Will you write out the data exactly, excluding every picture?

>> Start SUPPLIED INFORMATION

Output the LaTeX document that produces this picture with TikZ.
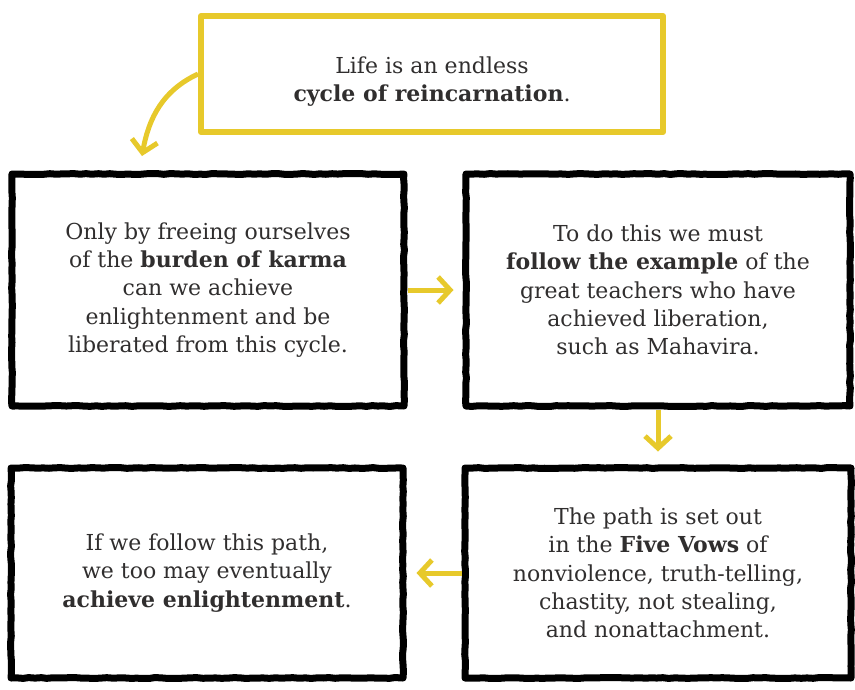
\documentclass[tikz,border=0pt]{standalone}
\usepackage{amsmath,amssymb}
\usepackage{fontspec}
\setmainfont{DejaVu Serif}
\usepackage{tikz}
\usetikzlibrary{positioning,arrows.meta,decorations.pathmorphing}

\definecolor{vowyellow}{RGB}{231,201,43}
\definecolor{inkgray}{RGB}{48,46,46}

\begin{document}
\pgfmathsetseed{11}
\begin{tikzpicture}[x=1pt, y=1pt, node distance={55pt}, line join=round,
    txt/.style = {align=center, text=inkgray, font=\fontsize{22}{28.3}\selectfont},
    main/.style = {txt, draw=black, line width=7pt, minimum width=392pt,
        decorate, decoration={random steps, segment length=6pt, amplitude=0.45pt}},
    intro/.style = {txt, draw=vowyellow, line width=6pt, minimum width=462pt, minimum height=116pt},
    arr/.style = {->, >={Straight Barb[length=12pt, width=26pt]}, draw=vowyellow, line width=5pt}]
        \useasboundingbox (0,0) rectangle (855,-689);

        \node[intro] (cycle) at (432,-74) {\rule{0pt}{32pt}Life is an endless\\ \textbf{cycle of reincarnation}.};
        \node[main, minimum height=232pt] (karma) at (208,-290) {Only by freeing ourselves\\ of the \textbf{burden of karma}\\ can we achieve\\ enlightenment and be\\ liberated from this cycle.};
        \node[main, minimum height=232pt, minimum width=384pt] (example) [right=of karma] {To do this we must\\ \textbf{follow the example} of the\\ great teachers who have\\ achieved liberation,\\ such as Mahavira.};
        \node[main, minimum height=210pt, minimum width=386pt] (vows) [below=of example] {The path is set out\\ in the \textbf{Five Vows} of\\ nonviolence, truth-telling,\\ chastity, not stealing,\\ and nonattachment.};
        \node[main, minimum height=210pt] (goal) [left=of vows] {If we follow this path,\\ we too may eventually\\ \textbf{achieve enlightenment}.};

        \coordinate (land) at (142,-156);

        % \draw[arr] (cycle) -- (karma);
        \draw[arr] (cycle.west) to [out=205, in=80] (land);
        \draw[arr, shorten >=9pt] (karma) -- (example);
        \draw[arr, shorten >=13pt] (example) -- (vows);
        \draw[arr, shorten >=10pt] (vows) -- (goal);

    \end{tikzpicture}
\end{document}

>> End SUPPLIED INFORMATION

_ANSWER FOR THE TASK_
Output the LaTeX document that produces this picture with TikZ.
\documentclass[tikz,border=0pt]{standalone}
\usepackage{amsmath,amssymb}
\usepackage{fontspec}
\setmainfont{DejaVu Serif}
\usepackage{tikz}
\usetikzlibrary{positioning,arrows.meta,decorations.pathmorphing}

\definecolor{vowyellow}{RGB}{231,201,43}
\definecolor{inkgray}{RGB}{48,46,46}

\begin{document}
\pgfmathsetseed{11}
\begin{tikzpicture}[x=1pt, y=1pt, node distance={55pt}, line join=round,
    txt/.style = {align=center, text=inkgray, font=\fontsize{22}{28.3}\selectfont},
    main/.style = {txt, draw=black, line width=7pt, minimum width=392pt,
        decorate, decoration={random steps, segment length=6pt, amplitude=0.45pt}},
    intro/.style = {txt, draw=vowyellow, line width=6pt, minimum width=462pt, minimum height=116pt},
    arr/.style = {->, >={Straight Barb[length=12pt, width=26pt]}, draw=vowyellow, line width=5pt}]
        \useasboundingbox (0,0) rectangle (855,-689);

        \node[intro] (cycle) at (432,-74) {\rule{0pt}{32pt}Life is an endless\\ \textbf{cycle of reincarnation}.};
        \node[main, minimum height=232pt] (karma) at (208,-290) {Only by freeing ourselves\\ of the \textbf{burden of karma}\\ can we achieve\\ enlightenment and be\\ liberated from this cycle.};
        \node[main, minimum height=232pt, minimum width=384pt] (example) [right=of karma] {To do this we must\\ \textbf{follow the example} of the\\ great teachers who have\\ achieved liberation,\\ such as Mahavira.};
        \node[main, minimum height=210pt, minimum width=386pt] (vows) [below=of example] {The path is set out\\ in the \textbf{Five Vows} of\\ nonviolence, truth-telling,\\ chastity, not stealing,\\ and nonattachment.};
        \node[main, minimum height=210pt] (goal) [left=of vows] {If we follow this path,\\ we too may eventually\\ \textbf{achieve enlightenment}.};

        \coordinate (land) at (142,-156);

        % \draw[arr] (cycle) -- (karma);
        \draw[arr] (cycle.west) to [out=205, in=80] (land);
        \draw[arr, shorten >=9pt] (karma) -- (example);
        \draw[arr, shorten >=13pt] (example) -- (vows);
        \draw[arr, shorten >=10pt] (vows) -- (goal);

    \end{tikzpicture}
\end{document}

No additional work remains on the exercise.